I suppose that, in reality, I do have something to look forward to and for that I should be grateful. I am soon to lose this roommate that has been a problem for me for a very long time.
In fact I know I will feel better because we've been through this before (stupid me!) and when he finally got himself and his junk out of my house, I felt very much better. Why is he here again with another bunch of junk? Because I am an idiot slow-learner! After he got out the first time he slowly worked his way back in through a series of deceptions. And unfortunately, his process of getting out is very slow. I gave him until December and it is almost here, and I see no progress. Last time I went as far as to consider getting help from law enforcement to get him out. I told him someone else was coming to stay with me and would need the room by7/15/ 09 (a date I won't forget) and that was what finally got him out. But it was at the very last minute because someone actually was coming to stay in that room and there was no time to clean it in advance. I was really mad about that. This time, I feel guilty because someone is NOT actually coming. It was something that was being considered for a while, but is not going to happen, but I told him it is going to happen anyway. I just want him out.
I have known him for 7-1/2 years. He has serious problems. He doesn't have a steady job and doesn't help out financially. He's a hoarder, and I also think he may be a drug-addict or alcholic or both, OCD and AADD bipolar and a few other things. He starts bringing crap into my house then junk collects everywhere. He does not respect me when I ask him to get rid of things or clean up after himself.

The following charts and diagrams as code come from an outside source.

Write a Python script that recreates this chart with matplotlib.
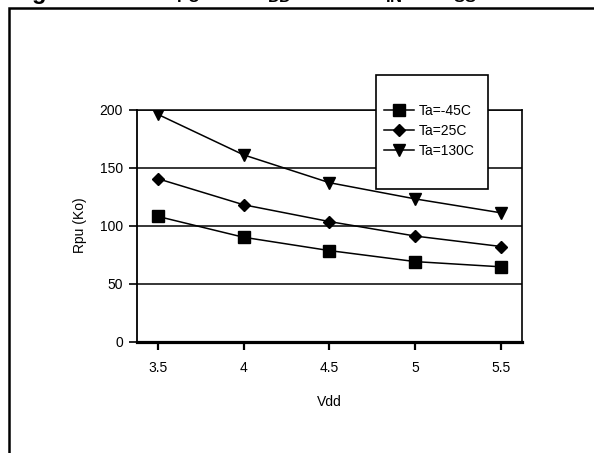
import matplotlib
matplotlib.use("Agg")
import matplotlib.pyplot as plt
from matplotlib.patches import Rectangle

# values
vdd = [3.5, 4, 4.5, 5, 5.5]
rpu_m45 = [108, 90, 78.5, 69, 64.5]
rpu_25 = [140.5, 118, 103.5, 91, 82]
rpu_130 = [196, 161, 137, 123, 111]
series_labels = ["Ta=-45C", "Ta=25C", "Ta=130C"]
yticks = [0, 50, 100, 150, 200]
xticks = [3.5, 4, 4.5, 5, 5.5]
xtick_labels = ["3.5", "4", "4.5", "5", "5.5"]

plt.rcParams["font.family"] = "Liberation Sans"
plt.rcParams["mathtext.fontset"] = "custom"
plt.rcParams["mathtext.rm"] = "Liberation Sans"
plt.rcParams["mathtext.bf"] = "Liberation Sans:bold"

fig = plt.figure(figsize=(5.94, 4.53), dpi=100)
ax = fig.add_axes([0.2306, 0.2457, 0.6481, 0.5124])

# outer frame of the figure (only top and left edges are on the page)
fig.add_artist(Rectangle((8.8 / 594, -0.2), 2, 1.2 - 7.5 / 453, fill=False,
                         edgecolor="black", lw=1.8, transform=fig.transFigure))

# title, mostly cut off above the page
title_y = 1 + 1.5 / 453
title_parts = [(11, "Figure 12."),
               (159, r"R$_{\mathbf{PU}}$ vs."),
               (251, r"V$_{\mathbf{DD}}$ with"),
               (369, r"V$_{\mathbf{IN}}$ ="),
               (437, r"V$_{\mathbf{SS}}$")]
for px, txt in title_parts:
    fig.text(px / 594, title_y, txt, fontsize=17, fontweight="bold", va="baseline")

l1, = ax.plot(vdd, rpu_m45, color="black", lw=1.1, marker="s", ms=9, zorder=3, label=series_labels[0])
l2, = ax.plot(vdd, rpu_25, color="black", lw=1.1, marker="D", ms=6.5, zorder=3, label=series_labels[1])
l3, = ax.plot(vdd, rpu_130, color="black", lw=1.1, marker="v", ms=9, zorder=3, label=series_labels[2])

ax.set_xlim(3.38, 5.62)
ax.set_ylim(0, 200)
ax.set_xticks(xticks)
ax.set_xticklabels(xtick_labels)
ax.set_yticks(yticks)
ax.yaxis.grid(True, color="black", lw=1.1)
ax.set_axisbelow(True)

ax.spines["bottom"].set_linewidth(2.3)
ax.spines["left"].set_linewidth(1.3)
ax.spines["right"].set_linewidth(1.2)
ax.spines["top"].set_linewidth(1.1)
ax.tick_params(axis="both", direction="out", length=6, width=1.2, labelsize=10, pad=4)
ax.tick_params(axis="x", width=1.6, pad=8)

ax.set_xlabel("Vdd", fontsize=10, labelpad=14)
ax.set_ylabel("Rpu (Ko)", fontsize=10, labelpad=9)

# legend box
ax.add_patch(Rectangle((375.5 / 594, 1 - 189 / 453), 112.5 / 594, 114 / 453,
                       facecolor="white", edgecolor="black", lw=1.2,
                       transform=fig.transFigure, clip_on=False, zorder=4))
ax.legend(handles=[l1, l2, l3], loc="center", bbox_to_anchor=(429 / 594, 1 - 131 / 453),
          bbox_transform=fig.transFigure, frameon=False, fontsize=10,
          handlelength=2.2, handletextpad=0.3, labelspacing=0.45, borderpad=0)

fig.savefig("out.png", dpi=100)
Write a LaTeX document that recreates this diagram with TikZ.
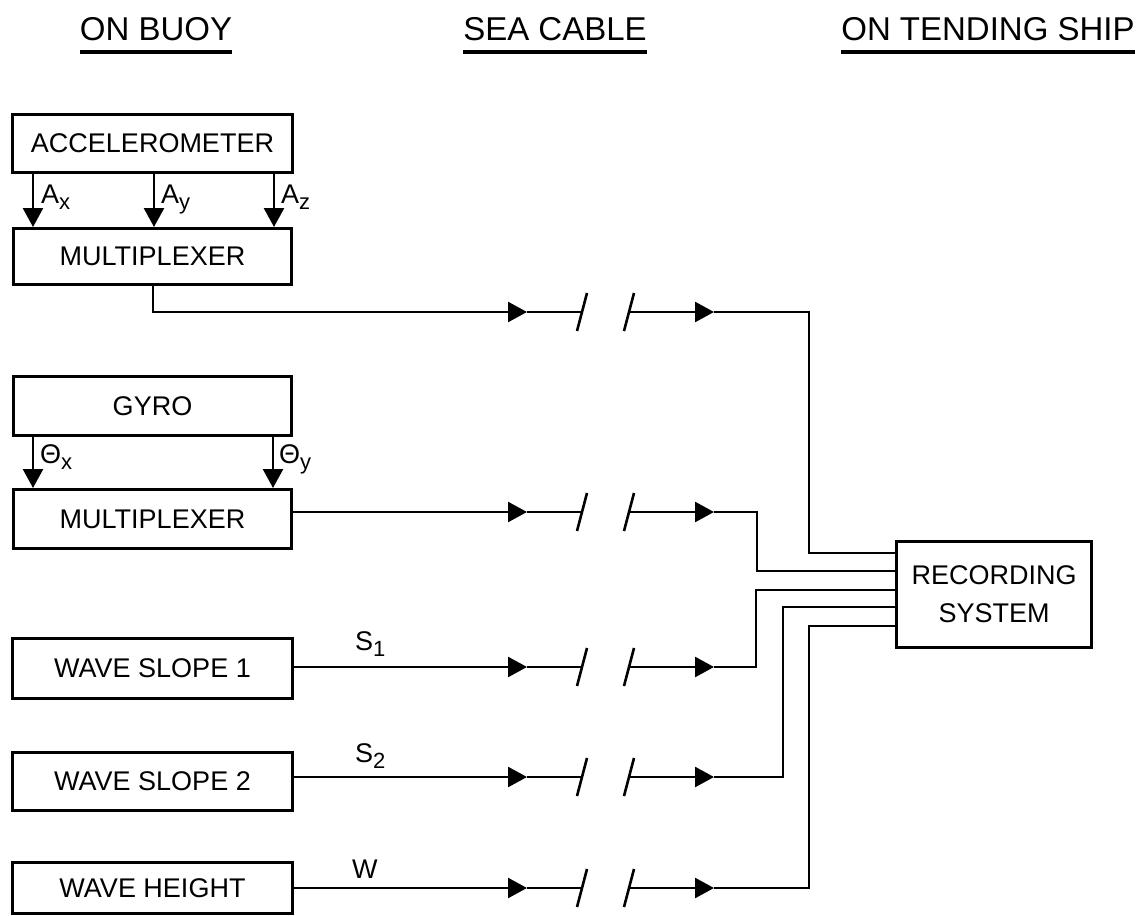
\documentclass[tikz,border=0pt]{standalone}
\usepackage{fontspec}
\setmainfont{Liberation Sans}
\usetikzlibrary{arrows.meta}
\newcommand{\mysub}[2]{#1\raisebox{-6pt}{\fontsize{22}{22}\selectfont #2}}
\tikzset{
  box/.style={draw, line width=3pt, inner sep=0pt, anchor=north west,
    font=\fontsize{27}{38}\selectfont, align=center},
  wire/.style={line width=2.6pt},
  arr/.style={wire, -{Triangle[length=19pt,width=20pt]}},
  lbl/.style={inner sep=0pt, anchor=base west, font=\fontsize{27}{30}\selectfont},
  hdr/.style={inner sep=0pt, anchor=base, font=\fontsize{33}{36}\selectfont},
  uline/.style={line width=3.2pt},
  slash/.style={line width=2.6pt}
}
\begin{document}
\begin{tikzpicture}[x=1pt,y=-1pt]
\useasboundingbox (0,0) rectangle (1142,915);
% headers
\node[hdr] (h1) at (156,41) {ON BUOY};
\node[hdr] (h2) at (555,41) {SEA CABLE};
\node[hdr] (h3) at (988,41) {ON TENDING SHIP};
\foreach \h in {h1,h2,h3}{
  \draw[uline] ([yshift=-11pt]\h.base west) -- ([yshift=-11pt]\h.base east);
}
% boxes
\node[box, minimum width=280pt, minimum height=58pt] (acc) at (11,113) {ACCELEROMETER};
\node[box, minimum width=278pt, minimum height=56pt] (mux1) at (12,227) {MULTIPLEXER};
\node[box, minimum width=278pt, minimum height=59pt] (gyro) at (12,375) {GYRO};
\node[box, minimum width=278pt, minimum height=59pt] (mux2) at (12,488) {MULTIPLEXER};
\node[box, minimum width=280pt, minimum height=60pt] (ws1) at (11,637) {WAVE SLOPE 1};
\node[box, minimum width=280pt, minimum height=58pt] (ws2) at (11,751) {WAVE SLOPE 2};
\node[box, minimum width=280pt, minimum height=51pt] (wh) at (11,861) {WAVE HEIGHT};
\node[box, minimum width=195pt, minimum height=106pt] (rec) at (895,540) {RECORDING\\SYSTEM};
% accelerometer outputs
\coordinate (ax) at (33,0);
\coordinate (ay) at (154,0);
\coordinate (az) at (274,0);
\foreach \c in {ax,ay,az}{ \draw[arr] (acc.south -| \c) -- (mux1.north -| \c); }
\node[lbl] (lax) at (41,203) {\mysub{A}{x}};
\node[lbl] (lay) at (161,203) {\mysub{A}{y}};
\node[lbl] (laz) at (281,203) {\mysub{A}{z}};
% gyro outputs
\coordinate (gx) at (33,0);
\coordinate (gy) at (273,0);
\foreach \c in {gx,gy}{ \draw[arr] (gyro.south -| \c) -- (mux2.north -| \c); }
\node[lbl] (lgx) at (40,463) {\mysub{Θ}{x}};
\node[lbl] (lgy) at (279,463) {\mysub{Θ}{y}};
% signal labels
\node[lbl] (ls1) at (355,650) {\mysub{S}{1}};
\node[lbl] (ls2) at (355,762) {\mysub{S}{2}};
\node[lbl] (lw) at (352,878) {W};
% rows: y positions
\foreach \r/\y in {1/312,2/512,3/667,4/777,5/888}{
  \coordinate (a\r) at (527,\y);
  \coordinate (s\r) at (582,\y);
  \coordinate (t\r) at (629,\y);
  \coordinate (b\r) at (714,\y);
  \draw[slash] (s\r) ++(5,-19) -- ++(-10,38);
  \draw[slash] (t\r) ++(5,-19) -- ++(-10,38);
  \draw[wire] (a\r) -- (s\r);
  \draw[arr] (t\r) -- (b\r);
}
% sources to cable
\coordinate (v0) at (153,0);
\draw[arr] (mux1.south -| v0) |- (a1);
\draw[arr] (mux2.east |- a2) -- (a2);
\draw[arr] (ws1.east |- a3) -- (a3);
\draw[arr] (ws2.east |- a4) -- (a4);
\draw[arr] (wh.east |- a5) -- (a5);
% to recording system
\coordinate (e1) at (809,553);
\coordinate (e2) at (757,571);
\coordinate (e3) at (756,590);
\coordinate (e4) at (783,607);
\coordinate (e5) at (809,626);
\foreach \r in {1,...,5}{
  \draw[wire] (b\r) -| (e\r) -- (rec.west |- e\r);
}
\end{tikzpicture}
\end{document}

I have a hard time dealing with my own problems I don't need someone else's too. I am praying he is out of here by December 1. Then maybe, just maybe, I might dare to come out of my room, clean up my house, start fixing up and painting, and even making some kind of future plans for my own life. Wow, that sounds really huge to me. I know to most normal people it would seem just like the right thing to do, so let's get busy and get it done, and probably without any help from anyone else. But it's not that way for me. Small steps are like enormous to me. I'll get a very short little burst of energy and the drive to do something, get very little done, then give up. I haven't always been like that. I used to be able to get into projects and finish them. It's been a while since I've been able to. The depression just seems to keep taking more and more away from me.